The reversal of zakat provision, which is a mandatory Islamic tax on wealth, resulted in a non-cash benefit of SR545 million in Q2 2024. SABIC registered a Q3 zakat expense of SR397 million.
FOCUS ON CHINA
Ratings firm Fitch in a note said that it
expects SABIC’s capex to grow to an average of
SR17 billion ($4.5 billion) in 2024-2025 and
around SR14 billion in 2026-2027.
“In our view, investments will be driven by expansion of its low carbon product portfolio and a pipeline of opportunities in China and the Middle East,” it said.
This includes the recently sanctioned $6.4 billion joint venture petrochemical complex in Fujian, China, as well as the construction of the largest on-purpose single train methyl tertiary butyl ethe (MTBE) plant in the world in Saudi Arabia,” Fitch said.
SABIC is exploring options for a petrochemical complex in Oman and an oil-to-chemicals project in Ras Al-Khair in its home country, according to the ratings firm.
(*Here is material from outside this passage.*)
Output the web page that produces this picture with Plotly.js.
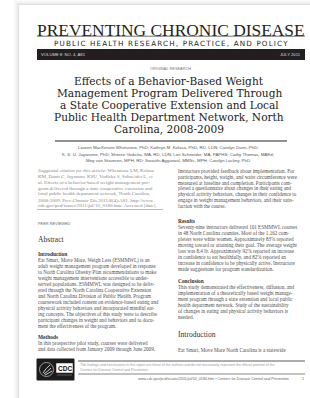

Fitch also expects acceleration of “green capex” after 2025 as SABIC plans to earmark 10% of its annual expenditures on carbon-neutrality initiatives by 2030.
“The key projects will be focused on improved energy efficiencies, increased use of renewable energy in operations, and carbon capture of up to a potential 2 million tonnes, leveraging Saudi Aramco’s carbon capture and storage (CCS) hub in Jubail,” Fitch said.
SABIC, which is 70% owned by oil giant Aramco, had stated in August that its long-term focus would remain on optimizing its portfolio and restructuring underperforming assets.
PORTFOLIO OPTIMIZATION AMID MARKET
CHALLENGES
SABIC CEO Abdulrahman Al-Fageeh said on 4
November that overcapacity continues to weigh
on the petrochemicals market, with current
utilization rates remaining below long-term
averages.
“Furthermore, PMI [manufacturing purchasing managers’ index] data indicated a decline in global economic conditions,” he added.
The company has initiated several portfolio-optimization measures, including discontinuing its naphtha cracker in the Netherlands and disposals of non-core assets such as its steel unit Hadeed in 2023 and a recently announced divestments of 20% shareholding in Aluminium Bahrain (Alba).
SABIC’s margins are expected to remain under pressure this year before they gradually recover to mid-cycle levels of around 20% by 2026 on market improvement and portfolio-optimization measures, according to Fitch.